** START SUPPLIED MATERIAL **

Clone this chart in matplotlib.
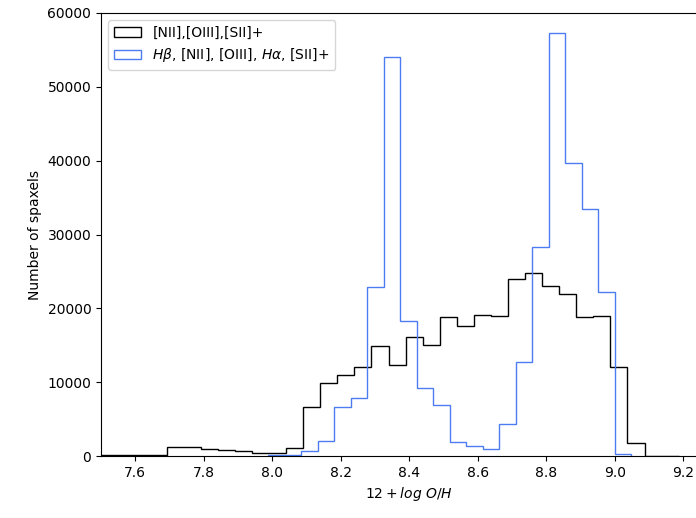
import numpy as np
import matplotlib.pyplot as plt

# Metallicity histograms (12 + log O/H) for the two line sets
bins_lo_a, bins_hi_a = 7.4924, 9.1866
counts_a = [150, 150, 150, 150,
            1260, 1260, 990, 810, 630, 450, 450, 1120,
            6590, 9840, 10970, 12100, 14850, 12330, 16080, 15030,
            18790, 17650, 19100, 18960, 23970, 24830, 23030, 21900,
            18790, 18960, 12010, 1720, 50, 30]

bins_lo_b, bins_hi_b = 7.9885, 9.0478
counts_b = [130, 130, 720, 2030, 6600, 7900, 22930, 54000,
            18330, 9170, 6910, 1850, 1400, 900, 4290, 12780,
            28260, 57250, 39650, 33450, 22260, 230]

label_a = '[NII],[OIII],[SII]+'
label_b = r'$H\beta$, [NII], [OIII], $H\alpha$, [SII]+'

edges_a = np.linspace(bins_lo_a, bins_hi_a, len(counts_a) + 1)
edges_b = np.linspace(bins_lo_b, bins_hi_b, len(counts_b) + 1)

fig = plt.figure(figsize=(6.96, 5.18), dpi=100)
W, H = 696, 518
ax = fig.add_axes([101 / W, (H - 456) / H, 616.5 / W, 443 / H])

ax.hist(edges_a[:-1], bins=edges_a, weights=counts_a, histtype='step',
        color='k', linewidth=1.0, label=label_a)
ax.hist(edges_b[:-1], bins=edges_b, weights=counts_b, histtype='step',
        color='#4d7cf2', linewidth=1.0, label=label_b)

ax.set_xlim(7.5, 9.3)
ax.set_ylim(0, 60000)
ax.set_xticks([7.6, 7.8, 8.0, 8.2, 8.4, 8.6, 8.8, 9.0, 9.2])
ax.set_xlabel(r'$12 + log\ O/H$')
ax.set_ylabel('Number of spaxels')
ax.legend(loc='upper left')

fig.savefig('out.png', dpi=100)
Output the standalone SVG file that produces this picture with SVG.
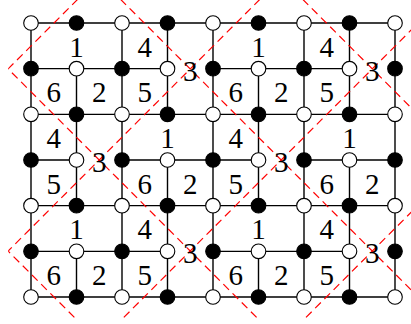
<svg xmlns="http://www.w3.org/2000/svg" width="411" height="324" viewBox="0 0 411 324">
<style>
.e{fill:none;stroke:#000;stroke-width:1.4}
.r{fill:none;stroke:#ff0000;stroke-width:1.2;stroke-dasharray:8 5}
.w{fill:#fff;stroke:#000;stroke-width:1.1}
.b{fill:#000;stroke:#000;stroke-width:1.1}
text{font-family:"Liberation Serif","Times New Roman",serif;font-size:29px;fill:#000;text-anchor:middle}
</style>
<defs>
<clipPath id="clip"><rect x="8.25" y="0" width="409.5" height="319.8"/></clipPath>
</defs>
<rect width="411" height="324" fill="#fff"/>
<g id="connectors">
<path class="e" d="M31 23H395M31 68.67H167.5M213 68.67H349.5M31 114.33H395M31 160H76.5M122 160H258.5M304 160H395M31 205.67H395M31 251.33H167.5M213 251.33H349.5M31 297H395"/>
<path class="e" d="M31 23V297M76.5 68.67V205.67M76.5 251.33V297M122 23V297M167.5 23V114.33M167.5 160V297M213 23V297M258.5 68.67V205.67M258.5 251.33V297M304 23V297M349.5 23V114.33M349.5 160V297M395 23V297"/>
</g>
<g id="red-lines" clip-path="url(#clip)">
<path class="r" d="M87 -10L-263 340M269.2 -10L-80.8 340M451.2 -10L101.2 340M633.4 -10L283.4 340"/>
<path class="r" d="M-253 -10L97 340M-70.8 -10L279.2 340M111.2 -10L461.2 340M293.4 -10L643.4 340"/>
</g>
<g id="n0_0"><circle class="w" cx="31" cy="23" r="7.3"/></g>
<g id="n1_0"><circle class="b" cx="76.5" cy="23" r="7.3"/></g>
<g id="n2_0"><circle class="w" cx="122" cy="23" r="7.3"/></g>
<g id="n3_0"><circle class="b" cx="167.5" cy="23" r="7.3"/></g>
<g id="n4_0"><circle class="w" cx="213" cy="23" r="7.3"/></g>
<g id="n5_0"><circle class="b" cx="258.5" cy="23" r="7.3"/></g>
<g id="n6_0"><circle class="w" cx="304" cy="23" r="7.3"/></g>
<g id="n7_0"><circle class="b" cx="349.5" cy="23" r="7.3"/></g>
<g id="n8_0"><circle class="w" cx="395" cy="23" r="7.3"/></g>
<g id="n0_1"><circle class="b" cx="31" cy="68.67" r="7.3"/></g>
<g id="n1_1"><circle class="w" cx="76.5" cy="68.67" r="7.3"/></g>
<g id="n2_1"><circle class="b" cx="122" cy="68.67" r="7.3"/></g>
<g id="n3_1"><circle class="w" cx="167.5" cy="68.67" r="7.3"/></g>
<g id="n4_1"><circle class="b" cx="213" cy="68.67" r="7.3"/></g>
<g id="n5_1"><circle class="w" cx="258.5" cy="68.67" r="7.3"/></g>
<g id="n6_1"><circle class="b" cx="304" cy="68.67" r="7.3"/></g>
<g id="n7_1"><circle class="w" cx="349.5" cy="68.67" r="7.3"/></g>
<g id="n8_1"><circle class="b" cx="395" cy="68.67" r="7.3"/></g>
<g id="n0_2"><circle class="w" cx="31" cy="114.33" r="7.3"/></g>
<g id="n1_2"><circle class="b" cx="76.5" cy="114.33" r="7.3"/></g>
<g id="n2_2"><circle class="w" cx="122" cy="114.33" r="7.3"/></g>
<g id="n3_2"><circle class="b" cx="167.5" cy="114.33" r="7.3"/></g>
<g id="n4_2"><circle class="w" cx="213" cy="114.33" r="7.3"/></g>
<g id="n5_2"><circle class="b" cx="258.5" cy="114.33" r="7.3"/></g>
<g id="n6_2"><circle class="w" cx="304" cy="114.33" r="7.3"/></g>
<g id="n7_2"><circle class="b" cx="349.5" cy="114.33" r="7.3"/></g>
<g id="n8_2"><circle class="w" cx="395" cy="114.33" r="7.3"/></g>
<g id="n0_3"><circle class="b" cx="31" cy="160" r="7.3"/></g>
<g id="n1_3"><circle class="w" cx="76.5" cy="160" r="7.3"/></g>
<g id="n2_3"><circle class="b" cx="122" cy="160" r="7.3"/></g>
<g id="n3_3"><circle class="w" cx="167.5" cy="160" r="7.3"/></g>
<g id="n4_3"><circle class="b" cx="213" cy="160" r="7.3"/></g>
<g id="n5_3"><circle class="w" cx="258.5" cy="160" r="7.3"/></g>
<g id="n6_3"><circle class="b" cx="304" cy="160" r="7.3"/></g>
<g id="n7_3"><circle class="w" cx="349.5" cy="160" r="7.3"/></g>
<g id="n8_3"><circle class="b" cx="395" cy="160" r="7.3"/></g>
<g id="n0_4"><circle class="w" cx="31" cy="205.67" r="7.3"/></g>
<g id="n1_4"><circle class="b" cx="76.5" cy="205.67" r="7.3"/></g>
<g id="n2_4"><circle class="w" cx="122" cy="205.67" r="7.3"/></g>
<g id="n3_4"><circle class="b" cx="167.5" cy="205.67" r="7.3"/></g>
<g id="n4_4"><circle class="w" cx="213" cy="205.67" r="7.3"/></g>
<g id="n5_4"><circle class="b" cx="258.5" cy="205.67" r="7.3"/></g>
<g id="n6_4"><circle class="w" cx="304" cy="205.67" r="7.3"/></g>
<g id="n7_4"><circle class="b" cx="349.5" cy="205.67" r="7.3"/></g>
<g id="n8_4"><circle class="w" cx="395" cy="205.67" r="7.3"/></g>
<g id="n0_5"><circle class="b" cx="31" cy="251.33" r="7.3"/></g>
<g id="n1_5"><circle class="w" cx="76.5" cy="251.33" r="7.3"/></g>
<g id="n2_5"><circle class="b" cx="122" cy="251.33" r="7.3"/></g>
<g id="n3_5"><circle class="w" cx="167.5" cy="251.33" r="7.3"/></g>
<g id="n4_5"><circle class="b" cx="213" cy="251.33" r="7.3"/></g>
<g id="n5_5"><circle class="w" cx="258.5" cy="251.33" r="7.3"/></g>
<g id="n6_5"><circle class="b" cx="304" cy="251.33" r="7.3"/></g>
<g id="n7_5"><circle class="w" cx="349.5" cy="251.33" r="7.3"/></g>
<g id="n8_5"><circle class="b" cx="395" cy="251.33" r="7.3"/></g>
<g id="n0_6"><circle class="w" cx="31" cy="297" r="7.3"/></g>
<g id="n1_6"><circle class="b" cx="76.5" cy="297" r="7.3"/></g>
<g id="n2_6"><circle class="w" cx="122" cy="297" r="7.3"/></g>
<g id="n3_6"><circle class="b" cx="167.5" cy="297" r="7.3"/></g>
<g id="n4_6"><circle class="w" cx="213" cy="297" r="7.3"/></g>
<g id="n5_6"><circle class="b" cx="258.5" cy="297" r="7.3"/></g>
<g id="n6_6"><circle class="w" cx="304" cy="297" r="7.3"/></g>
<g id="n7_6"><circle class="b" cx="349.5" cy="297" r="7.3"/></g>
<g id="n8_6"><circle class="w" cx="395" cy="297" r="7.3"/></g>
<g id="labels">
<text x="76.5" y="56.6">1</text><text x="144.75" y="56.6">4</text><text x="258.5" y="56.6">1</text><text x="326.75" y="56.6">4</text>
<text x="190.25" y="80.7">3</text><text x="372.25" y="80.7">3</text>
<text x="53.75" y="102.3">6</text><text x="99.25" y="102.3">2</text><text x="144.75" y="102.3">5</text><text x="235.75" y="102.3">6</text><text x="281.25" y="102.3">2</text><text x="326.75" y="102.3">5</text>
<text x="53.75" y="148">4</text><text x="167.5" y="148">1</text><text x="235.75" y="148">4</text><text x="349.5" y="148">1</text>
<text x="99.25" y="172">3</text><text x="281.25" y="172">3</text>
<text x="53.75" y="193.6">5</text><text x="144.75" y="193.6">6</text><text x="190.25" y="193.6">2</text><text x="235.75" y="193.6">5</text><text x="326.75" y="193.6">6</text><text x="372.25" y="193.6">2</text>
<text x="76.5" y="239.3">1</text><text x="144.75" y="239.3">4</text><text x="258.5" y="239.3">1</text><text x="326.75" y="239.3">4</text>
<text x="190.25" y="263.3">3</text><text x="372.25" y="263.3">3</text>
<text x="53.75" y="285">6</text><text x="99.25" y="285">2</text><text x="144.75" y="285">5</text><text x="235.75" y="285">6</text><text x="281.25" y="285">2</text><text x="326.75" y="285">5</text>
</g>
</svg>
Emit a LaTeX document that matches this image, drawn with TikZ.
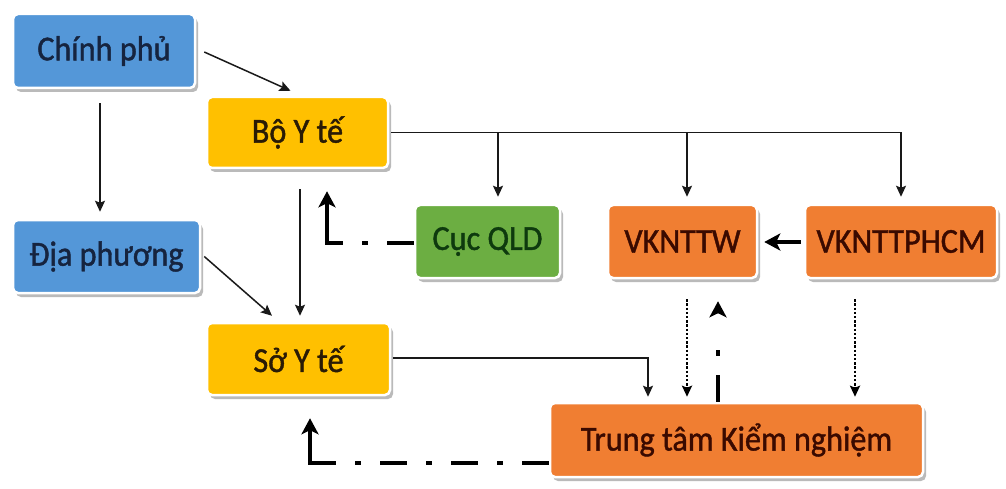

** END SUPPLIED MATERIAL **

Restate each line from the start of the listing through the line bearing "import matplotlib.pyplot as plt" word for word. Drop the pictures.

Clone this chart in matplotlib.
import numpy as np
import matplotlib.pyplot as plt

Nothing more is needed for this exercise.